Thunderstorms and Heavy Showers to Dominate UK Weather as Summer Fades
Summer sunshine has been abruptly cut short. Thunder, torrential rain, and even hail have swept across the country, with parts of the UK enduring hours of downpours overnight.
A Met Office yellow warning covered much of southern England on Friday, stretching from London and the South East across to Dorset, Wiltshire, Essex, and Cambridgeshire, as bands of heavy rain and gusty winds pushed through.
Some places saw staggering amounts of rainfall. Heligan Gardens in Cornwall recorded 63mm. Mount Batten in Devon picked up 56mm. Dorset’s Friar Waddon wasn’t far behind on 49.9mm. All within the space of 11 hours.
The official alert expired at midday, but the skies have remained unsettled. Showers, gusts, and bursts of sunshine are set to roll across the UK this weekend, and the bad spell looks far from over.
Dan Stroud, Met Office meteorologist, told The i Paper: “We can expect the current unsettled spell to persist through this weekend and throughout much of next week. There will be sunny spells and showers and much heavier spells of rain.”
Many of us will start the weekend with sunny spells
But don’t put the raincoat away just yet – it will quickly turn wet and windy in the west as a band of rain sweeps in ️️ pic.twitter.com/ccoovfO9as
— Met Office (@metoffice) August 29, 2025
Saturday is tipped to bring the worst of it, with the chance of gales along western coasts. Temperatures will stay cool – from 16°C in northern Scotland to 23°C in East Anglia. Sunday looks slightly calmer, though still damp in places.
And the outlook isn’t exactly cheerful. Stroud added it is “likely to remain unsettled for much of the new month of September.”
While rain lashes some regions, others remain critically dry. Natural Resources Wales has declared a drought in North Wales, joining the south-east of the country, which entered drought status earlier this month.
In England, the Environment Agency issued a flood alert for rivers Cray and Shuttle on the Kent-London border after water levels surged. A stark reminder of how quickly the balance can tip.
Despite the soaking, reservoirs are still struggling. Ardingly Reservoir in West Sussex is only 44% full. Four water companies – Thames Water, Southern Water, South East Water, and Yorkshire Water- continue to enforce hosepipe bans. Experts warn those bans will likely stretch into autumn.
The National Drought Group has confirmed five English regions are officially in drought: Yorkshire, Cumbria and Lancashire, Greater Manchester, the East Midlands, and the West Midlands.
This stormy turn comes off the back of what is set to be the hottest UK summer on record.
The Met Office has already said 2025 is “almost certainly” the warmest summer ever measured, with provisional figures showing an average temperature of 16.13°C up to 25 August. That beats the current record-holder – 2018 – by a clear margin.

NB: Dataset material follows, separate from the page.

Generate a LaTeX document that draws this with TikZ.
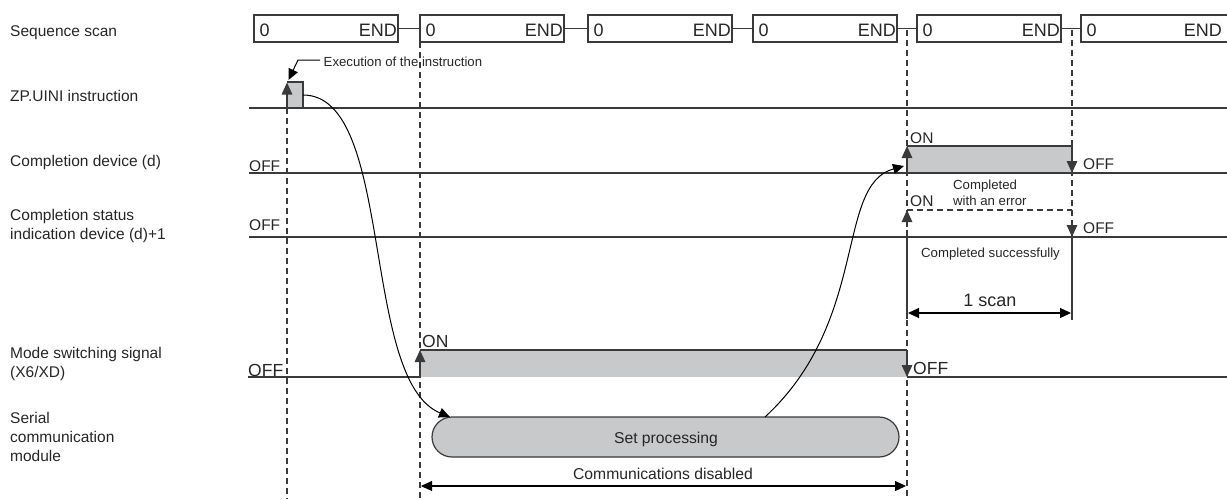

Stroud explained: “Provisionally, summer 2025 is running with a mean average temperature of 16.13°C, which is comfortably above the current holder of the warmest summer on record, which is 2018.”
If confirmed on Monday, all of Britain’s top five hottest summers will have happened since the year 2000.
And while hot, this summer has also been exceptionally dry. England just went through its driest spring in more than a century.
The forecast points to more of the same, unsettled skies, sudden showers, fleeting sunshine. No return of the scorching heat.
Mr Stroud summed it up: “It’s looking like an unsettled and changeable month. It is a case of more sunny spells and showers, some on the heavy side.”
So, the uk weather remains a paradox, thunder and flooding for some, drought and restrictions for others. A summer of extremes, and an autumn that shows no sign of calming.